Currently, there are 432 high school juniors and seniors in Person and Caswell counties taking a total of 842 college-level courses at PCC.

Beth Townsend, the director of public information and marketing at PCC, estimates that represents almost a quarter of the community college’s total student body.

WHY BOTHER?
PCC faculty in the Career and College Promise department emphasizes three benefits of the program.

First, it better prepares students for the next step after high school.

“It gives them experience in a college classroom and on a college campus,” Townsend said. “Whereas if you just stay at your high school in your own world there, you may not be experiencing what you might experience when you go away to your fouryear school.”

By getting students more familiar with college life, she says, the program helps make the transition less daunting.

“Education can be a scary thing,” Townsend said. “In our communities, there are so many families where these students would be first generation college students. So when you have folks who can talk them through the process, that’s a big part of that next step.”

The college experience and preparation also applies to technical pathway students, as Leia Rollins, the current Career and College Promise coordinator, points out.

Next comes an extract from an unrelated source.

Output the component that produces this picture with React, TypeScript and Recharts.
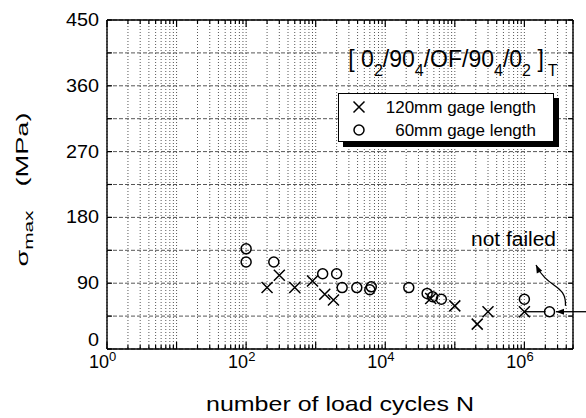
import React from 'react';
import {
  ScatterChart,
  Scatter,
  XAxis,
  YAxis,
  CartesianGrid,
  Legend,
  ReferenceLine,
  ReferenceDot,
} from 'recharts';

const FONT = '"Liberation Sans", Arial, Helvetica, sans-serif';

// 120mm gage length (x marks)
const cycles120 = [200, 300, 500, 900, 1350, 1800, 45000, 100000, 210000, 300000, 1000000];
const stress120 = [84, 101, 84, 93, 75, 67, 69, 59, 34, 51, 51];

// 60mm gage length (open circles)
const cycles60 = [100, 100, 250, 1260, 2000, 2400, 3900, 6300, 6000, 21800, 40000, 48000, 64000, 1000000, 2300000];
const stress60 = [137, 119, 119, 103, 103, 84, 84, 85, 81, 84, 76, 71.5, 68, 68, 51];

const decades = [1, 10, 100, 1000, 10000, 100000, 1000000];
const labelledDecades = [1, 100, 10000, 1000000];
const decadeExponents = ['0', '2', '4', '6'];
const yTicks = [0, 45, 90, 135, 180, 225, 270, 315, 360, 405, 450];
const yTickLabels = [0, 90, 180, 270, 360, 450];

const X_MAX = 5000000;
const xTicks: number[] = [];
decades.forEach((d) => {
  for (let m = 1; m <= 9; m++) {
    if (m * d <= X_MAX) xTicks.push(m * d);
  }
});

const data120 = cycles120.map((n, i) => ({ n, s: stress120[i] }));
const data60 = cycles60.map((n, i) => ({ n, s: stress60[i] }));

const XMark = (props: any) => {
  const { cx, cy } = props;
  const h = 5.5;
  return (
    <path
      d={`M${cx - h},${cy - h}L${cx + h},${cy + h}M${cx - h},${cy + h}L${cx + h},${cy - h}`}
      stroke="#000"
      strokeWidth={1.5}
      fill="none"
    />
  );
};

const OMark = (props: any) => {
  const { cx, cy } = props;
  return <circle cx={cx} cy={cy} r={5} stroke="#000" strokeWidth={1.5} fill="none" />;
};

const BottomTick = (props: any) => {
  const { x, y, payload } = props;
  const v = payload.value;
  const major = decades.includes(v);
  const idx = labelledDecades.indexOf(v);
  return (
    <g>
      <line x1={x} y1={y} x2={x} y2={y - (major ? 7 : 4)} stroke="#000" strokeWidth={1.2} />
      {idx >= 0 && (
        <g fontFamily={FONT} fill="#000">
          <text x={x + 2} y={y + 19} textAnchor="end" fontSize={18}>
            10
          </text>
          <text x={x + 2} y={y + 12} fontSize={13}>
            {decadeExponents[idx]}
          </text>
        </g>
      )}
    </g>
  );
};

const TopTick = (props: any) => {
  const { x, y, payload } = props;
  const major = decades.includes(payload.value);
  return <line x1={x} y1={y} x2={x} y2={y + (major ? 7 : 4)} stroke="#000" strokeWidth={1.2} />;
};

const LeftTick = (props: any) => {
  const { x, y, payload } = props;
  const show = yTickLabels.includes(payload.value);
  const base = payload.value === 0 ? y - 3 : y + 6;
  return (
    <g>
      <line x1={x} y1={y} x2={x + 5} y2={y} stroke="#000" strokeWidth={1.2} />
      {show && (
        <text
          transform={`translate(${x - 8},${base}) scale(1.1,1)`}
          textAnchor="end"
          fontSize={18}
          fontFamily={FONT}
          fill="#000"
        >
          {payload.value}
        </text>
      )}
    </g>
  );
};

const RightTick = (props: any) => {
  const { x, y } = props;
  return <line x1={x} y1={y} x2={x - 5} y2={y} stroke="#000" strokeWidth={1.2} />;
};

const XLabel = (props: any) => {
  const { x, width, y } = props.viewBox;
  return (
    <text
      x={x + width / 2}
      y={y + 62}
      textAnchor="middle"
      fontSize={21}
      fontFamily={FONT}
      textLength={268}
      lengthAdjust="spacingAndGlyphs"
      fill="#000"
    >
      number of load cycles N
    </text>
  );
};

const YLabel = (props: any) => {
  const { x, width, y, height } = props.viewBox;
  const cx = x + width - 79;
  const cy = y + height / 2 + 5;
  return (
    <text
      transform={`translate(${cx},${cy}) rotate(-90) scale(1.6,1)`}
      textAnchor="middle"
      fontSize={17}
      fontFamily={FONT}
      fill="#000"
    >
      <tspan>σ</tspan>
      <tspan fontSize={13} dy={5}>max</tspan>
      <tspan dy={-5} dx={15}>(MPa)</tspan>
    </text>
  );
};

const TitleShape = (props: any) => {
  const { cx, cy } = props;
  return (
    <text x={cx} y={cy} textAnchor="end" fontSize={23} fontFamily={FONT} fill="#000">
      <tspan>[ 0</tspan>
      <tspan fontSize={16} dy={9}>2</tspan>
      <tspan dy={-9}>/90</tspan>
      <tspan fontSize={16} dy={9}>4</tspan>
      <tspan dy={-9}>/OF/90</tspan>
      <tspan fontSize={16} dy={9}>4</tspan>
      <tspan dy={-9}>/0</tspan>
      <tspan fontSize={16} dy={9}>2</tspan>
      <tspan dy={-9}> ]</tspan>
      <tspan fontSize={16} dy={9} dx={4}>T</tspan>
    </text>
  );
};

const NoteShape = (props: any) => {
  const { cx, cy } = props;
  return (
    <text
      x={cx}
      y={cy}
      textAnchor="end"
      fontSize={20}
      fontFamily={FONT}
      textLength={85}
      lengthAdjust="spacingAndGlyphs"
      fill="#000"
    >
      not failed
    </text>
  );
};

const arrowHead = (tx: number, ty: number, fx: number, fy: number) => {
  const ang = Math.atan2(ty - fy, tx - fx);
  const len = 8;
  const w = 3;
  const bx = tx - len * Math.cos(ang);
  const by = ty - len * Math.sin(ang);
  const px = -Math.sin(ang) * w;
  const py = Math.cos(ang) * w;
  return `M${tx},${ty}L${bx + px},${by + py}L${bx - px},${by - py}Z`;
};

const StraightArrow = (props: any) => {
  const { x1, y1, x2, y2 } = props;
  return (
    <g>
      <line x1={x1} y1={y1} x2={x2} y2={y2} stroke="#000" strokeWidth={1.3} />
      <path d={arrowHead(x2, y2, x1, y1)} fill="#000" />
    </g>
  );
};

const CurvedArrow = (props: any) => {
  const { x1, y1, x2, y2 } = props;
  const dx = x2 - x1;
  const dy = y2 - y1;
  const c1x = x1 - 0.03 * dx;
  const c1y = y1 + 0.55 * dy;
  const c2x = x1 + 0.6 * dx;
  const c2y = y1 + 0.4 * dy;
  return (
    <g>
      <path
        d={`M${x1},${y1}C${c1x},${c1y} ${c2x},${c2y} ${x2},${y2}`}
        stroke="#000"
        strokeWidth={1.3}
        fill="none"
      />
      <path d={arrowHead(x2, y2, c2x, c2y)} fill="#000" />
    </g>
  );
};

const LegendBox = () => (
  <div
    style={{
      width: 216,
      height: 49,
      boxSizing: 'border-box',
      border: '1.3px solid #000',
      background: '#fff',
      boxShadow: '5px 5px 0 #000',
    }}
  >
    <svg width={214} height={47} style={{ display: 'block' }}>
      <XMark cx={20} cy={13} />
      <OMark cx={20} cy={36} />
      <text x={197} y={19} textAnchor="end" fontSize={17} fontFamily={FONT} fill="#000">
        120mm gage length
      </text>
      <text x={197} y={42} textAnchor="end" fontSize={17} fontFamily={FONT} fill="#000">
        60mm gage length
      </text>
    </svg>
  </div>
);

export default function App() {
  return (
    <div style={{ position: 'absolute', left: 0, top: 0, background: '#fff' }}>
      <ScatterChart width={586} height={418} margin={{ top: 19, right: 12, bottom: 19, left: 47 }}>
        <CartesianGrid vertical={false} stroke="#444" strokeDasharray="4 2" strokeWidth={0.9} />
        <CartesianGrid horizontal={false} stroke="#444" strokeDasharray="1 2" strokeWidth={0.9} />
        <XAxis
          dataKey="n"
          type="number"
          scale="log"
          domain={[1, X_MAX]}
          allowDataOverflow
          ticks={xTicks}
          interval={0}
          tickSize={0}
          tickMargin={0}
          height={50}
          axisLine={{ stroke: '#000', strokeWidth: 1.4 }}
          tick={<BottomTick />}
          label={(p: any) => <XLabel viewBox={p.viewBox} />}
        />
        <XAxis
          xAxisId="top"
          orientation="top"
          dataKey="n"
          type="number"
          scale="log"
          domain={[1, X_MAX]}
          allowDataOverflow
          ticks={xTicks}
          interval={0}
          tickSize={0}
          tickMargin={0}
          height={1}
          axisLine={{ stroke: '#000', strokeWidth: 1.4 }}
          tick={<TopTick />}
        />
        <YAxis
          dataKey="s"
          type="number"
          domain={[0, 450]}
          allowDataOverflow
          ticks={yTicks}
          interval={0}
          tickSize={0}
          tickMargin={0}
          width={60}
          axisLine={{ stroke: '#000', strokeWidth: 1.4 }}
          tick={<LeftTick />}
          label={(p: any) => <YLabel viewBox={p.viewBox} />}
        />
        <YAxis
          yAxisId="right"
          orientation="right"
          dataKey="s"
          type="number"
          domain={[0, 450]}
          allowDataOverflow
          ticks={yTicks}
          interval={0}
          tickSize={0}
          tickMargin={0}
          width={1}
          axisLine={{ stroke: '#000', strokeWidth: 1.4 }}
          tick={<RightTick />}
        />
        <Legend
          verticalAlign="middle"
          align="center"
          layout="horizontal"
          content={() => <LegendBox />}
          wrapperStyle={{ position: 'absolute', left: 338, top: 93, width: 216, height: 49 }}
        />
        <ReferenceLine
          segment={[{ x: 1000000, y: 51 }, { x: 1950000, y: 51 }]}
          stroke="#000"
          strokeWidth={1.3}
        />
        <ReferenceLine
          segment={[{ x: 8000000, y: 51 }, { x: 2850000, y: 51 }]}
          ifOverflow="visible"
          shape={<StraightArrow />}
        />
        <ReferenceLine
          segment={[{ x: 3900000, y: 59 }, { x: 1470000, y: 115 }]}
          shape={<CurvedArrow />}
        />
        <ReferenceDot x={3000000} y={386} r={0} shape={<TitleShape />} />
        <ReferenceDot x={2850000} y={141} r={0} shape={<NoteShape />} />
        <Scatter data={data120} shape={<XMark />} isAnimationActive={false} />
        <Scatter data={data60} shape={<OMark />} isAnimationActive={false} />
      </ScatterChart>
    </div>
  );
}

“For technical students, they can go right into a job,” she said. “You’re getting job entry certification. Maybe you’re working toward your diploma. Plus, you’re getting handson experience. Not every student is amazing in the academia sense, but more hands-on – they learn better that way. It fits different learning styles for students as well.”

Second, the program is accessible to all types of students.

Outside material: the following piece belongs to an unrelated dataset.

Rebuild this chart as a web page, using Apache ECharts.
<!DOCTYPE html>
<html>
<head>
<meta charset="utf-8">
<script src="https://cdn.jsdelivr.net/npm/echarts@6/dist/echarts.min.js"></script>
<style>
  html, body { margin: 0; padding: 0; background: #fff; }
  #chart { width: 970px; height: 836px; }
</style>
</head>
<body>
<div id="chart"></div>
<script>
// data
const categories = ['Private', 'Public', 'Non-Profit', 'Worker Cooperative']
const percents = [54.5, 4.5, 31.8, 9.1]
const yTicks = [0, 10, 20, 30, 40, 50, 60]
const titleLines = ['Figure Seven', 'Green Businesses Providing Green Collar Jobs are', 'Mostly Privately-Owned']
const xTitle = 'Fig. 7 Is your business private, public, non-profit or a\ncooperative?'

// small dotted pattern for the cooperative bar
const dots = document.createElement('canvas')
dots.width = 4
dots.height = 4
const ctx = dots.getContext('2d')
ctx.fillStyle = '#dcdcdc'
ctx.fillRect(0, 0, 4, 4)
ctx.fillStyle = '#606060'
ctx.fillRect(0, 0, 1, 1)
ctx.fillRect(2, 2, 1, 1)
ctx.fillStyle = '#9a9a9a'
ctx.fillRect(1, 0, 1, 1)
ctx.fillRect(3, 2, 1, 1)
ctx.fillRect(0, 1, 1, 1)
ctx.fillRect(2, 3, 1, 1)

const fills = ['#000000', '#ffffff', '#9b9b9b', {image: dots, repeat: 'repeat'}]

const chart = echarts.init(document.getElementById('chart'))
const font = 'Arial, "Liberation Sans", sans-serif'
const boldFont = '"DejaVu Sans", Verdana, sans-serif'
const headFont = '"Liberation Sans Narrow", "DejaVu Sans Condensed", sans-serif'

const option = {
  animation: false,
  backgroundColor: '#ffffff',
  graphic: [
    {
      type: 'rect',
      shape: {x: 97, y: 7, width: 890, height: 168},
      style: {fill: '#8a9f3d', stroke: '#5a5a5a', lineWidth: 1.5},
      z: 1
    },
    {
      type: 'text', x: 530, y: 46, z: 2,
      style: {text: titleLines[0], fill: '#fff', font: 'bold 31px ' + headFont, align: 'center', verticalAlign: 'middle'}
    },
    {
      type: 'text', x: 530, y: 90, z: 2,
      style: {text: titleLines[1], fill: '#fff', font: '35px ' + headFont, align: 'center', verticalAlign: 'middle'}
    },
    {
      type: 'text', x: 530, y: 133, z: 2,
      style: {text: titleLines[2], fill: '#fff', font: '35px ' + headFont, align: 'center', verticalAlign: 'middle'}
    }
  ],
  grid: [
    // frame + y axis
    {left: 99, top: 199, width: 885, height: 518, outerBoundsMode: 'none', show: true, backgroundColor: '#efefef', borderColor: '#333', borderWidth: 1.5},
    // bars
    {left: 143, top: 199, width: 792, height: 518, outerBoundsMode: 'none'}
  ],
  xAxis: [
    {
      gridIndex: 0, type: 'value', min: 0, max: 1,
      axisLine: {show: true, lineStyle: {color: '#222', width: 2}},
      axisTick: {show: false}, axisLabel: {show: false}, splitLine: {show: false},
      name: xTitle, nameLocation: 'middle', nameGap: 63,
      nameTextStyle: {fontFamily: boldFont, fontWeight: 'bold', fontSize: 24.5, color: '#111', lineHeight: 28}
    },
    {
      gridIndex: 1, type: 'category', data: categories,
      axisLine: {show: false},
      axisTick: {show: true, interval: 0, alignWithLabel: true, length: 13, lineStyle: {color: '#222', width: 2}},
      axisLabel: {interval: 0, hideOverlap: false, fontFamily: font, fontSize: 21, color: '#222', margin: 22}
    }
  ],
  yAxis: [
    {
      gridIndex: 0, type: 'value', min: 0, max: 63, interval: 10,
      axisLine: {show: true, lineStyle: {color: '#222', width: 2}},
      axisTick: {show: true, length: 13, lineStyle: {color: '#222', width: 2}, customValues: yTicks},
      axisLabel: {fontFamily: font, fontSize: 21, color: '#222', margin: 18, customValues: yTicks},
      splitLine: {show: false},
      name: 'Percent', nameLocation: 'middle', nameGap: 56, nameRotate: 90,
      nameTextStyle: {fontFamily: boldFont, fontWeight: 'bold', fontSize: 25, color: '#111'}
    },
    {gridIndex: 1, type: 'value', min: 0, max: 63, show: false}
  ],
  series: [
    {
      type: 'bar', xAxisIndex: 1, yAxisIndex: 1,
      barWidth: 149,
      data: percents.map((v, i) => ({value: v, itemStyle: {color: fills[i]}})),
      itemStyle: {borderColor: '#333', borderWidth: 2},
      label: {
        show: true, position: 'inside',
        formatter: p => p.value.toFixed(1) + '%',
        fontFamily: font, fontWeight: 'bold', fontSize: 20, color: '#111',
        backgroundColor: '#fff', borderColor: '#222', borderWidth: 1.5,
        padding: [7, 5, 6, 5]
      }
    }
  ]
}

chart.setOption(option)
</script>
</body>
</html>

PHS runs buses back and forth during normal school hours, and, according to Walter Montgomery, the dean of PCC’s technical and occupational programs and former director of Career and College Promise, the program is considering stationing teachers at the schools who don’t provide transportation, such as RCS.

That decision will be made based on the amount of interest shown by students at those schools, he says.

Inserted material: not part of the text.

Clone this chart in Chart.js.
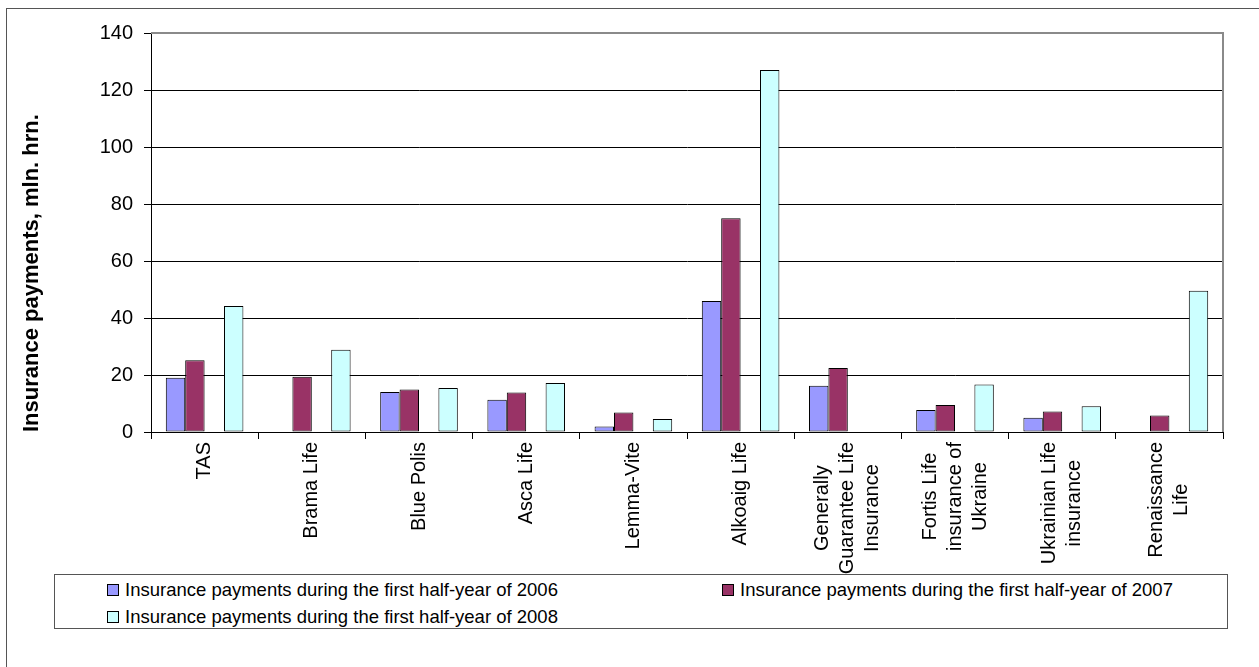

Students also have a variety of ways to take the needed courses.

“Students can take classes after school, and the credit will transfer back to the high school as an elective credit,” said Katrina Madden, the postsecondary transition and career coach at PCC’s Caswell County campus. “And they can take courses during the summertime.”

They can also take online courses if there are schedule conflicts with their high school, Rollins adds.

Third, it cuts a significant chunk out of tuition cost and student loans.

“These programs are tuition-free to the students,” Montgomery said. “They may have to buy some books, but the state waives the tuition, and PCC waives all fees.”

High school students can get 30 college credits out of the way at no cost, and then pay only one year’s $2,548 tuition at PCC to achieve their associate degree. This cuts out two years of a nearby state university’s $15,000-20,000 annual tuition.

“If you want to take free classes while you’re in high school and get some of it out of the way, stay here and complete your associate,” Townsend said. “Then move on to a fouryear. You’ll save thousands and thousands of dollars.”

For more information about Career and College Promise, visit www.piedmontcc.edu/ccp, or contact Leia Rollins at the Person County campus at 336-322- 2273 or Katrina Madden at the Caswell County campus at 336-694-4212.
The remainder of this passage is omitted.